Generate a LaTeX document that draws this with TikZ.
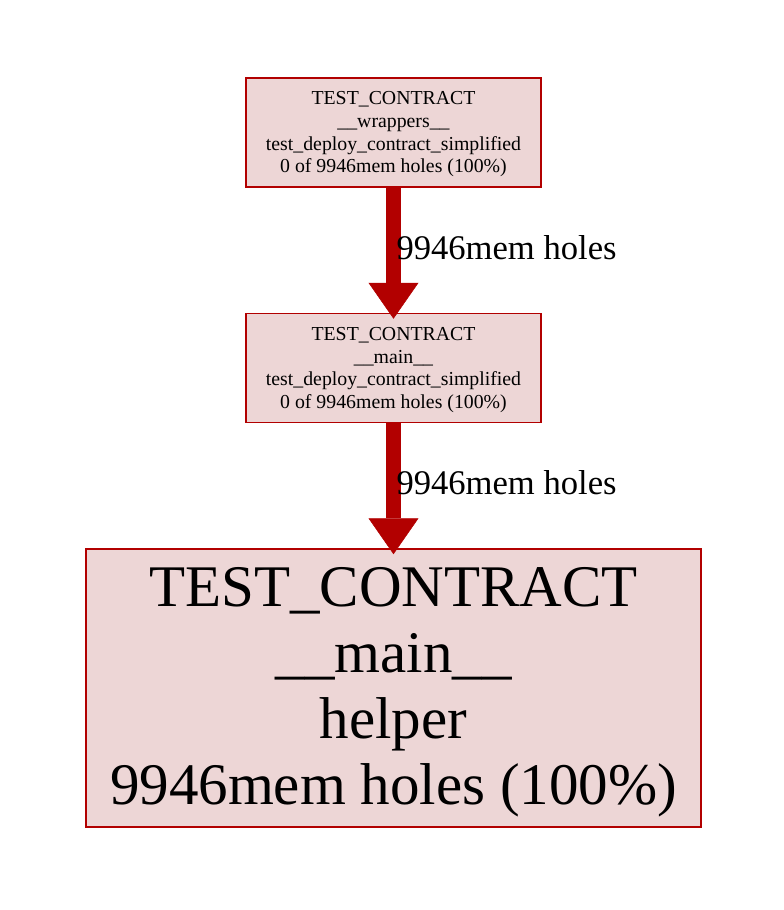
\documentclass[tikz,border=0pt]{standalone}
\usepackage{fontspec}
\setmainfont{Liberation Serif}
\usetikzlibrary{positioning,arrows.meta}
\definecolor{hotred}{RGB}{178,0,0}
\definecolor{hotfill}{RGB}{237,214,214}

\begin{document}
\begin{tikzpicture}[x=1pt,y=1pt,>={Triangle[length=36pt,width=50pt,line width=0.5pt]},
  func/.style={draw=hotred,fill=hotfill,line width=1.5pt,inner sep=0pt,align=center,
    minimum width=295pt,minimum height=109pt,font=\fontsize{19.8}{22.7}\selectfont},
  call/.style={->,draw=hotred,line width=15pt,shorten >=-6pt},
  lbl/.style={right,inner sep=0pt,outer sep=0pt,xshift=3pt,yshift=3pt,font=\fontsize{34.6}{40}\selectfont}]
\useasboundingbox (0,0) rectangle (784,-910);
\node[func] (wrap) at (393.5,-132.5) {\rule{0pt}{17pt}TEST\_CONTRACT\\\_\_wrappers\_\_\\test\_deploy\_contract\_simplified\\0 of 9946mem holes (100\%)};
\node[func] (main) [below=125pt of wrap] {\rule{0pt}{17pt}TEST\_CONTRACT\\\_\_main\_\_\\test\_deploy\_contract\_simplified\\0 of 9946mem holes (100\%)};
\node[func,minimum width=615pt,minimum height=278pt,font=\fontsize{59}{66}\selectfont] (helper) [below=125pt of main] {\rule{0pt}{47pt}TEST\_CONTRACT\\\_\_main\_\_\\helper\\9946mem holes (100\%)};

\path (wrap) edge[call] node[lbl] {9946mem holes} (main)
(main) edge[call] node[lbl] {9946mem holes} (helper);
\end{tikzpicture}
\end{document}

^^^^

• **SHORT EXERCISE**:
Write out again every line above exactly as given; the pictures do not belong in the copy.

• **THE ANSWER**:
Generate a LaTeX document that draws this with TikZ.
\documentclass[tikz,border=0pt]{standalone}
\usepackage{fontspec}
\setmainfont{Liberation Serif}
\usetikzlibrary{positioning,arrows.meta}
\definecolor{hotred}{RGB}{178,0,0}
\definecolor{hotfill}{RGB}{237,214,214}

\begin{document}
\begin{tikzpicture}[x=1pt,y=1pt,>={Triangle[length=36pt,width=50pt,line width=0.5pt]},
  func/.style={draw=hotred,fill=hotfill,line width=1.5pt,inner sep=0pt,align=center,
    minimum width=295pt,minimum height=109pt,font=\fontsize{19.8}{22.7}\selectfont},
  call/.style={->,draw=hotred,line width=15pt,shorten >=-6pt},
  lbl/.style={right,inner sep=0pt,outer sep=0pt,xshift=3pt,yshift=3pt,font=\fontsize{34.6}{40}\selectfont}]
\useasboundingbox (0,0) rectangle (784,-910);
\node[func] (wrap) at (393.5,-132.5) {\rule{0pt}{17pt}TEST\_CONTRACT\\\_\_wrappers\_\_\\test\_deploy\_contract\_simplified\\0 of 9946mem holes (100\%)};
\node[func] (main) [below=125pt of wrap] {\rule{0pt}{17pt}TEST\_CONTRACT\\\_\_main\_\_\\test\_deploy\_contract\_simplified\\0 of 9946mem holes (100\%)};
\node[func,minimum width=615pt,minimum height=278pt,font=\fontsize{59}{66}\selectfont] (helper) [below=125pt of main] {\rule{0pt}{47pt}TEST\_CONTRACT\\\_\_main\_\_\\helper\\9946mem holes (100\%)};

\path (wrap) edge[call] node[lbl] {9946mem holes} (main)
(main) edge[call] node[lbl] {9946mem holes} (helper);
\end{tikzpicture}
\end{document}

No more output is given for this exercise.